Predicting investing results is difficult – but also vitally important. About 75 percent of CalSTRS' money comes from its investment returns, with the rest coming from school districts, the state and teachers. Although results in any given year can vary widely from what's predicted, the forecasts have an almost sacred quality to them. They represent a pension fund's fundamental long-term expectation of its financial health.
They change incrementally – maybe a half a percentage point or less – and hardly ever.
Although both California funds re-examine their assumptions every three years or so, CalSTRS hasn't altered its forecast since 1995. The CalPERS estimate has held steady at 7.75 percent since 2003.
Those forecasts were thrown seriously out of whack when the financial markets collapsed in late 2008. CalPERS lost 23 percent of its portfolio in the fiscal year that ended last June, and CalSTRS lost 25 percent.

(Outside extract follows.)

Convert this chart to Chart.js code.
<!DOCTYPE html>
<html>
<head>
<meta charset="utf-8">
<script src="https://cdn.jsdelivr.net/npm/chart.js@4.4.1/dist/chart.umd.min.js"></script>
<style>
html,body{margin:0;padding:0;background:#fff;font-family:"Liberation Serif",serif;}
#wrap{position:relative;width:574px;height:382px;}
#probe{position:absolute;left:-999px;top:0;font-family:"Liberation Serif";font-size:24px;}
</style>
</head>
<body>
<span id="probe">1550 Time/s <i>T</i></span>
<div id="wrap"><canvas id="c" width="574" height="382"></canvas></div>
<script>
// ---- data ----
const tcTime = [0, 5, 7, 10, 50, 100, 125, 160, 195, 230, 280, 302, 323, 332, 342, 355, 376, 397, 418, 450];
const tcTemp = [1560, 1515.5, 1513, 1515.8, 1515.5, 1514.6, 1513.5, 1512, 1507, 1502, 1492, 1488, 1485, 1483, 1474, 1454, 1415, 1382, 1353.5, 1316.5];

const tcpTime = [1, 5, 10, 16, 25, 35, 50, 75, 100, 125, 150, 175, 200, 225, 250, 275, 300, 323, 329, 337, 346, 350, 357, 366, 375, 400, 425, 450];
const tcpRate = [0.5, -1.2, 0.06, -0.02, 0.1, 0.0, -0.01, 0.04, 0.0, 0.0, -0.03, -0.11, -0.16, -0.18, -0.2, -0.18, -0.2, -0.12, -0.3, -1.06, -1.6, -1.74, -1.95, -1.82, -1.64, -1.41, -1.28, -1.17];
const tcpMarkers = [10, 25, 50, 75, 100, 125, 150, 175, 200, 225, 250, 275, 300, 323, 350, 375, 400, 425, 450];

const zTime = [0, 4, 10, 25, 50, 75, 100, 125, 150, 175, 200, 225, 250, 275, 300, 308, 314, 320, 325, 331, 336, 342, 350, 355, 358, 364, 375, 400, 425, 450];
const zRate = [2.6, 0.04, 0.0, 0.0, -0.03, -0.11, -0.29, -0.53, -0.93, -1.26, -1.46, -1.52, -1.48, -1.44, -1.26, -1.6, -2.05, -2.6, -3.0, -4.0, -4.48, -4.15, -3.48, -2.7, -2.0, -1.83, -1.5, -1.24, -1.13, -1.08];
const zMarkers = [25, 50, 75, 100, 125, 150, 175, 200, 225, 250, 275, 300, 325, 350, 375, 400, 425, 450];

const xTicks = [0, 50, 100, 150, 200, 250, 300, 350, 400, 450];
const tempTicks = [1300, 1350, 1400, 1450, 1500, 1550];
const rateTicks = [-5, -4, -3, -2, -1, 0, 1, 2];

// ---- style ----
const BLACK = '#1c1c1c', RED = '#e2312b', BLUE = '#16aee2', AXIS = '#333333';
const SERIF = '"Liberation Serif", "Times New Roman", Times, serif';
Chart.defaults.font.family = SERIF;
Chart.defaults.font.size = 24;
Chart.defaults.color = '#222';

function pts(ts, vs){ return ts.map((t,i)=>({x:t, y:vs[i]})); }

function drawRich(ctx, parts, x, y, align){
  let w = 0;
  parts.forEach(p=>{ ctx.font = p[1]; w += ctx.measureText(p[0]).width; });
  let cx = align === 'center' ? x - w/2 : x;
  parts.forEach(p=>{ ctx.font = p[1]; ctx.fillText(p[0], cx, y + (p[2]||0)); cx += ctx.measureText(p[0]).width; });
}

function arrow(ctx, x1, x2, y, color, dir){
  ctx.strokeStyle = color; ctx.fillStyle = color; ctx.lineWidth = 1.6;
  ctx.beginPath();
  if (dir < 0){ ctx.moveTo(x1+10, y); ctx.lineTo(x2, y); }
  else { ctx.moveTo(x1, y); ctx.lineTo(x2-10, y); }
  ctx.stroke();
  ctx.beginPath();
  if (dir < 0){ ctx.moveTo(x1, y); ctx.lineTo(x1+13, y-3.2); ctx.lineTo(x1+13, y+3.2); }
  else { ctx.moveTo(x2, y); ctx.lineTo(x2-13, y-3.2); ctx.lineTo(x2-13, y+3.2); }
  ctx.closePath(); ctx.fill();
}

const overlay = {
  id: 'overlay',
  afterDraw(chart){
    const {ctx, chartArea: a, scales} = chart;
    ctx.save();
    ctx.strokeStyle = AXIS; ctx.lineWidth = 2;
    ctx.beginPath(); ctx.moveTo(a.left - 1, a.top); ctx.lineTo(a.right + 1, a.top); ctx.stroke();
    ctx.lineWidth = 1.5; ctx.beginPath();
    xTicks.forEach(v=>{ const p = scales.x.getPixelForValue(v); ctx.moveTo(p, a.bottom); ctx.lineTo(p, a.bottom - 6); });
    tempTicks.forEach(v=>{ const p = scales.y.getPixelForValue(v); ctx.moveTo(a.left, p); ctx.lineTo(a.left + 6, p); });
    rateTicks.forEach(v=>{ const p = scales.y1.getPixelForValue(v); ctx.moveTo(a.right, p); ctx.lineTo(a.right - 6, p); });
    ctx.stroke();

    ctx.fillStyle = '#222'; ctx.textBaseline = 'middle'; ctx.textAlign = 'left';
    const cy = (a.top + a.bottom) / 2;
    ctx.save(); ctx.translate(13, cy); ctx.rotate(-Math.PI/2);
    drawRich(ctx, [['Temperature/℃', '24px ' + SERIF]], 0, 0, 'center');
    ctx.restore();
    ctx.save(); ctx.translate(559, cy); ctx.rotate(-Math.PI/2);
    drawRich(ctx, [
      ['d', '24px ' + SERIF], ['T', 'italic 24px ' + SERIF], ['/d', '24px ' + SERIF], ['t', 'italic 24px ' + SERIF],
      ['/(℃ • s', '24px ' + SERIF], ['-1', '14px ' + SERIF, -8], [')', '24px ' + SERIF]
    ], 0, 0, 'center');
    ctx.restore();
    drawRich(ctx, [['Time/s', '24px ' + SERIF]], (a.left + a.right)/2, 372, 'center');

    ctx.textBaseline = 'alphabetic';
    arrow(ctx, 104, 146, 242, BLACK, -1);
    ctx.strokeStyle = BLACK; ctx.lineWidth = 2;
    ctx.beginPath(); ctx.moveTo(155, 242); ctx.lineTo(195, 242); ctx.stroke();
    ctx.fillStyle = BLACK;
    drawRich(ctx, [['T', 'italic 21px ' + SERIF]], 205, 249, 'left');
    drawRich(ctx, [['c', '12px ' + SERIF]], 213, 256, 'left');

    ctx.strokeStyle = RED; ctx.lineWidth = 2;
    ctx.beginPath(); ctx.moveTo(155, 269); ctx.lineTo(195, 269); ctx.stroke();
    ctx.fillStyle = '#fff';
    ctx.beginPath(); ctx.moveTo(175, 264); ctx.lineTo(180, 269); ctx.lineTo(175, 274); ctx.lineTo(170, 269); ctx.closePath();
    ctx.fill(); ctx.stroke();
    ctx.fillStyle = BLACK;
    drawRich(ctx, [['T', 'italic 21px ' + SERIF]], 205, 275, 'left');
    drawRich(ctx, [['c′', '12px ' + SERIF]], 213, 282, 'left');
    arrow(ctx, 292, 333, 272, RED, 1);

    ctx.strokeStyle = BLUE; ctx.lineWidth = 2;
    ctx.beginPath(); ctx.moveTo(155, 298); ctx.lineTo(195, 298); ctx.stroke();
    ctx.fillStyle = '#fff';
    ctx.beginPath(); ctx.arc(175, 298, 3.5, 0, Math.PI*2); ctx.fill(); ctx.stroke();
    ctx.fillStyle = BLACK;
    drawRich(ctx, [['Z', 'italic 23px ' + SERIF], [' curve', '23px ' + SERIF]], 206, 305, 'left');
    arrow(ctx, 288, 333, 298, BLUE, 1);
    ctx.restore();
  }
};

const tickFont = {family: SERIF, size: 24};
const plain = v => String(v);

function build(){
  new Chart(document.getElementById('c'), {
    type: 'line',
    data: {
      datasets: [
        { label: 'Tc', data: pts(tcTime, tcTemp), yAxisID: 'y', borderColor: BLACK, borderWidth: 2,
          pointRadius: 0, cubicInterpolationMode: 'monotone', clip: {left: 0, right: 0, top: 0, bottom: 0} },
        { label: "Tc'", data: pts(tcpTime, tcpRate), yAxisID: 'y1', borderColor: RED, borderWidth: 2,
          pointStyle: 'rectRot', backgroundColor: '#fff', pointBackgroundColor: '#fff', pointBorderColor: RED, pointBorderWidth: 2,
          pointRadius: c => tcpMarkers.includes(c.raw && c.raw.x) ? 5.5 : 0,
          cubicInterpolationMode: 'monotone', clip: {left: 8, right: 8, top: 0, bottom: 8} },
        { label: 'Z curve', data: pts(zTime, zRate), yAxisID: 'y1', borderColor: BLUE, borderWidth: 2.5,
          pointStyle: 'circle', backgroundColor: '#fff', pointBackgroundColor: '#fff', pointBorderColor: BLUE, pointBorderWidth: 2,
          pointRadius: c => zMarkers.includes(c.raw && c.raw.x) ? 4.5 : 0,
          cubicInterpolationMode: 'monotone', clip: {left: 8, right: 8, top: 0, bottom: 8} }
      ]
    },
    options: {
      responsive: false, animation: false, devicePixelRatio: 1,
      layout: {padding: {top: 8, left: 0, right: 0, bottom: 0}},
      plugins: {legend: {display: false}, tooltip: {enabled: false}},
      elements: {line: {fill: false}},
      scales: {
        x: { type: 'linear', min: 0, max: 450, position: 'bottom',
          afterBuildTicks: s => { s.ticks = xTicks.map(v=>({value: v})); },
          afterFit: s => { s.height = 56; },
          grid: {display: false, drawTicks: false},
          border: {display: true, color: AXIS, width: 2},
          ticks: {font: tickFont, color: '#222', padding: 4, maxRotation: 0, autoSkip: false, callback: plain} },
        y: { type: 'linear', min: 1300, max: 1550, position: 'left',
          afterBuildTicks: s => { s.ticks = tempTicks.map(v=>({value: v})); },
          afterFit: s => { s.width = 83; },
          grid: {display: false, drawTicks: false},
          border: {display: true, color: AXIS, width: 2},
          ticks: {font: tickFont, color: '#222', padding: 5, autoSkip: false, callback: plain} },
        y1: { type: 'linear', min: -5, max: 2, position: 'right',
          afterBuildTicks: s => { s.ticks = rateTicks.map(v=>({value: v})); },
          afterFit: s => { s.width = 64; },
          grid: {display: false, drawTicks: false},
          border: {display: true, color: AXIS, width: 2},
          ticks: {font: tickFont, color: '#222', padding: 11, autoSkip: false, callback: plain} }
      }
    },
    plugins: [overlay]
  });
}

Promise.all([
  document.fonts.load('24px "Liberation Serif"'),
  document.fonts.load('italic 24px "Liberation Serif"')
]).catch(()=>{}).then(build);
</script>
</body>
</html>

"Negative 25 percent wasn't quite what we were thinking of," said Mark Olleman, another Milliman consultant, in remarks to the CalSTRS board.

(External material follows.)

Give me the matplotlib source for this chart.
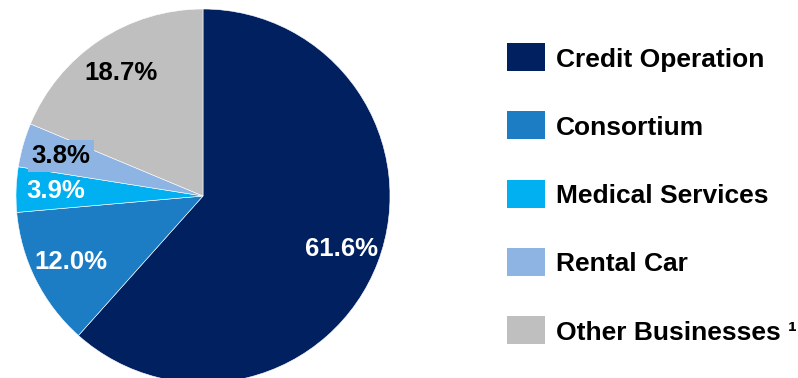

With markets as volatile as they are, some experts say it's silly for pension funds to agonize over quarter-point or half-point changes in their forecasts.
"There's no way we can estimate expected rates of return with that degree of precision," said Brad Barber, a professor of finance and pension expert at the Graduate School of Management at UC Davis.
But even minor changes in investment assumptions could have enormous consequences for the two California funds, which control a combined $331 billion in assets and have billions of dollars in pension obligations stretching decades into the future. Both systems are significantly under-funded, which means their liabilities outweigh their assets by tens of billions of dollars. Cutting their investment predictions makes that outlook worse.
If the forecasts are reduced, "your liabilities are going to look bigger," said Alicia Munnell, director of Boston College's Center for Retirement Research. "It matters a lot."
While CalSTRS expects to decide its forecast this fall, CalPERS is just beginning to examine the issue and doesn't plan a board vote until next February.
Yet CalPERS already is facing some pressure to lower its estimate.
One of CalPERS' outside investment managers, the chief executive of New York's BlackRock Inc., jolted CalPERS officials last summer by telling them that investment returns will be "subpar for many years."
Gov. Arnold Schwarzenegger, who wants to reduce pension benefits for newly hired workers, has called CalPERS' financial outlook "unsustainable." His economic adviser David Crane has said the fund's investment assumptions are "ungrounded in reality."
For now, CalPERS says it's comfortable with its 7.75 percent forecast.
"Is our assumption reasonable and prudent? Yes," Chief Investment Officer Joseph Dear told the board in November. Even with the stock market crash of 2008, the fund has earned an average return of 7.9 percent a year the past two decades, he said.
But in comments to the board last month, Dear said the CalPERS investment staff will re-examine its forecast as part of a broader look at its investment strategy that it conducts every three years.
"Is the 7.75 percent return objective reasonable and attainable, and should we be considering other possible outcomes?" Dear said.